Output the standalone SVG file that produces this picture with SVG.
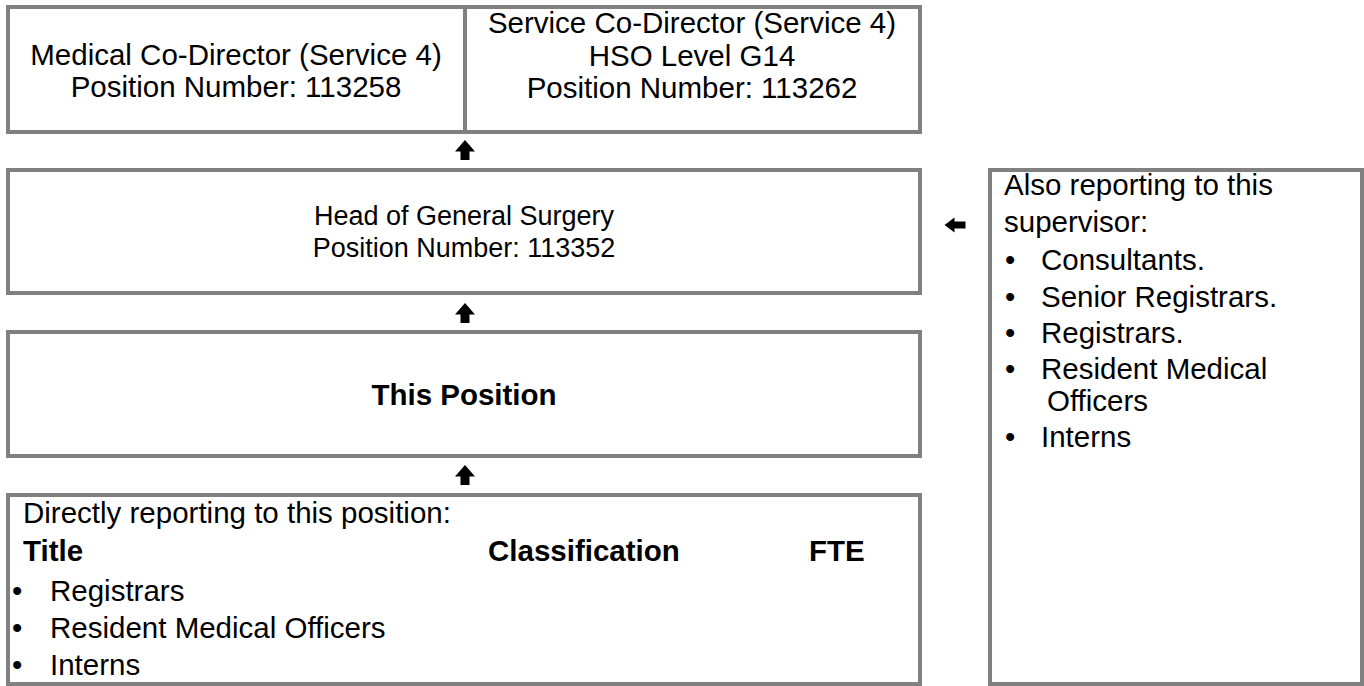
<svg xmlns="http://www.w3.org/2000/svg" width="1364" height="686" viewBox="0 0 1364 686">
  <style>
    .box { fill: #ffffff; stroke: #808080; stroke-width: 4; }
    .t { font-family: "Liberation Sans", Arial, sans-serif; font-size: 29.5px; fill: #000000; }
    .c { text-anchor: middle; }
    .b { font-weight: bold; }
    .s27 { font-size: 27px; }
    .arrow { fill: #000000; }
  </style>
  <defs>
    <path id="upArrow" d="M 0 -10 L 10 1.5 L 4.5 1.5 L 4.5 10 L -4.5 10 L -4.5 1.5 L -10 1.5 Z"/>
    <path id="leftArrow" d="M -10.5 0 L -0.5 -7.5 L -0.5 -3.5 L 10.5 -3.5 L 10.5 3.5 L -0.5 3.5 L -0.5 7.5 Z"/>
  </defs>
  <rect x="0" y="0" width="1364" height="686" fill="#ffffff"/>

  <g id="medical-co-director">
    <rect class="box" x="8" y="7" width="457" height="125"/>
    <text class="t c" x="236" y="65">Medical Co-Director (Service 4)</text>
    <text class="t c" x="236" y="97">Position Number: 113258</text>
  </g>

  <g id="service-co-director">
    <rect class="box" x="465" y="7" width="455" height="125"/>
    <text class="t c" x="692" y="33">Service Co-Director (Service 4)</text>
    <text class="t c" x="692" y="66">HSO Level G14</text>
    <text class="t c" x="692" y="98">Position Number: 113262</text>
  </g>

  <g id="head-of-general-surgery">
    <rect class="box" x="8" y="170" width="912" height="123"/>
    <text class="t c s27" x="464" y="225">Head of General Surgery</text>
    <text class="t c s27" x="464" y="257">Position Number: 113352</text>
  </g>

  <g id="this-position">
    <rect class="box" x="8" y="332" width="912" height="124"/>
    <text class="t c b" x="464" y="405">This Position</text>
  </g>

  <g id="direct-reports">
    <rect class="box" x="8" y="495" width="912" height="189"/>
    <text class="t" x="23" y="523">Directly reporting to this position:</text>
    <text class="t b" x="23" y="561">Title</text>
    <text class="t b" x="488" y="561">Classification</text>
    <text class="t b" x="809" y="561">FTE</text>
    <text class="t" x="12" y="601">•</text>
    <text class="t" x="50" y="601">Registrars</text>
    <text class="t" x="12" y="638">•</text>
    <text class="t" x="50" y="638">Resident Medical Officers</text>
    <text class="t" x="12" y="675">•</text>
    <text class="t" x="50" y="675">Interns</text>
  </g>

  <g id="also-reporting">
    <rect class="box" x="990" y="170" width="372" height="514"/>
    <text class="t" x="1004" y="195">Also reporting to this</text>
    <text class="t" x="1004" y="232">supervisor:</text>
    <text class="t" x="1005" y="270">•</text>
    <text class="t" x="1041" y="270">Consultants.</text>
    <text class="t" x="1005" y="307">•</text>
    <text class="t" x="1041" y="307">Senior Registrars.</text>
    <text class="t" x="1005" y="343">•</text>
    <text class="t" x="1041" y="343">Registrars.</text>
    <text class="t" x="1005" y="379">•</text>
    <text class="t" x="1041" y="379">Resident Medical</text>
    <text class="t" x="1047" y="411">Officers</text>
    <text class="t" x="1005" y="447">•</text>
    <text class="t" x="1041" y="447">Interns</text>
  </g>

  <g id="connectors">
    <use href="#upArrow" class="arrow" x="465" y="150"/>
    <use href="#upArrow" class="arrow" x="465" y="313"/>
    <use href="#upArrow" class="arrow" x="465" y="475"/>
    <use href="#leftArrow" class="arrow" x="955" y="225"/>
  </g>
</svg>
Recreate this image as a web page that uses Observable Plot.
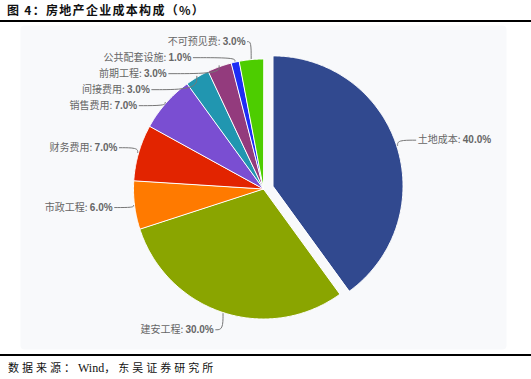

> TASK PROMPT: Make an exact copy of the whole listing, but don't bring over any pictures.

> RESPONSE TO THE EXERCISE:
Output the standalone SVG file that produces this picture with SVG.
<svg xmlns="http://www.w3.org/2000/svg" width="1364" height="686" viewBox="0 0 1364 686">
  <style>
    .box { fill: #ffffff; stroke: #808080; stroke-width: 4; }
    .t { font-family: "Liberation Sans", Arial, sans-serif; font-size: 29.5px; fill: #000000; }
    .c { text-anchor: middle; }
    .b { font-weight: bold; }
    .s27 { font-size: 27px; }
    .arrow { fill: #000000; }
  </style>
  <defs>
    <path id="upArrow" d="M 0 -10 L 10 1.5 L 4.5 1.5 L 4.5 10 L -4.5 10 L -4.5 1.5 L -10 1.5 Z"/>
    <path id="leftArrow" d="M -10.5 0 L -0.5 -7.5 L -0.5 -3.5 L 10.5 -3.5 L 10.5 3.5 L -0.5 3.5 L -0.5 7.5 Z"/>
  </defs>
  <rect x="0" y="0" width="1364" height="686" fill="#ffffff"/>

  <g id="medical-co-director">
    <rect class="box" x="8" y="7" width="457" height="125"/>
    <text class="t c" x="236" y="65">Medical Co-Director (Service 4)</text>
    <text class="t c" x="236" y="97">Position Number: 113258</text>
  </g>

  <g id="service-co-director">
    <rect class="box" x="465" y="7" width="455" height="125"/>
    <text class="t c" x="692" y="33">Service Co-Director (Service 4)</text>
    <text class="t c" x="692" y="66">HSO Level G14</text>
    <text class="t c" x="692" y="98">Position Number: 113262</text>
  </g>

  <g id="head-of-general-surgery">
    <rect class="box" x="8" y="170" width="912" height="123"/>
    <text class="t c s27" x="464" y="225">Head of General Surgery</text>
    <text class="t c s27" x="464" y="257">Position Number: 113352</text>
  </g>

  <g id="this-position">
    <rect class="box" x="8" y="332" width="912" height="124"/>
    <text class="t c b" x="464" y="405">This Position</text>
  </g>

  <g id="direct-reports">
    <rect class="box" x="8" y="495" width="912" height="189"/>
    <text class="t" x="23" y="523">Directly reporting to this position:</text>
    <text class="t b" x="23" y="561">Title</text>
    <text class="t b" x="488" y="561">Classification</text>
    <text class="t b" x="809" y="561">FTE</text>
    <text class="t" x="12" y="601">•</text>
    <text class="t" x="50" y="601">Registrars</text>
    <text class="t" x="12" y="638">•</text>
    <text class="t" x="50" y="638">Resident Medical Officers</text>
    <text class="t" x="12" y="675">•</text>
    <text class="t" x="50" y="675">Interns</text>
  </g>

  <g id="also-reporting">
    <rect class="box" x="990" y="170" width="372" height="514"/>
    <text class="t" x="1004" y="195">Also reporting to this</text>
    <text class="t" x="1004" y="232">supervisor:</text>
    <text class="t" x="1005" y="270">•</text>
    <text class="t" x="1041" y="270">Consultants.</text>
    <text class="t" x="1005" y="307">•</text>
    <text class="t" x="1041" y="307">Senior Registrars.</text>
    <text class="t" x="1005" y="343">•</text>
    <text class="t" x="1041" y="343">Registrars.</text>
    <text class="t" x="1005" y="379">•</text>
    <text class="t" x="1041" y="379">Resident Medical</text>
    <text class="t" x="1047" y="411">Officers</text>
    <text class="t" x="1005" y="447">•</text>
    <text class="t" x="1041" y="447">Interns</text>
  </g>

  <g id="connectors">
    <use href="#upArrow" class="arrow" x="465" y="150"/>
    <use href="#upArrow" class="arrow" x="465" y="313"/>
    <use href="#upArrow" class="arrow" x="465" y="475"/>
    <use href="#leftArrow" class="arrow" x="955" y="225"/>
  </g>
</svg>
Recreate this image as a web page that uses Observable Plot.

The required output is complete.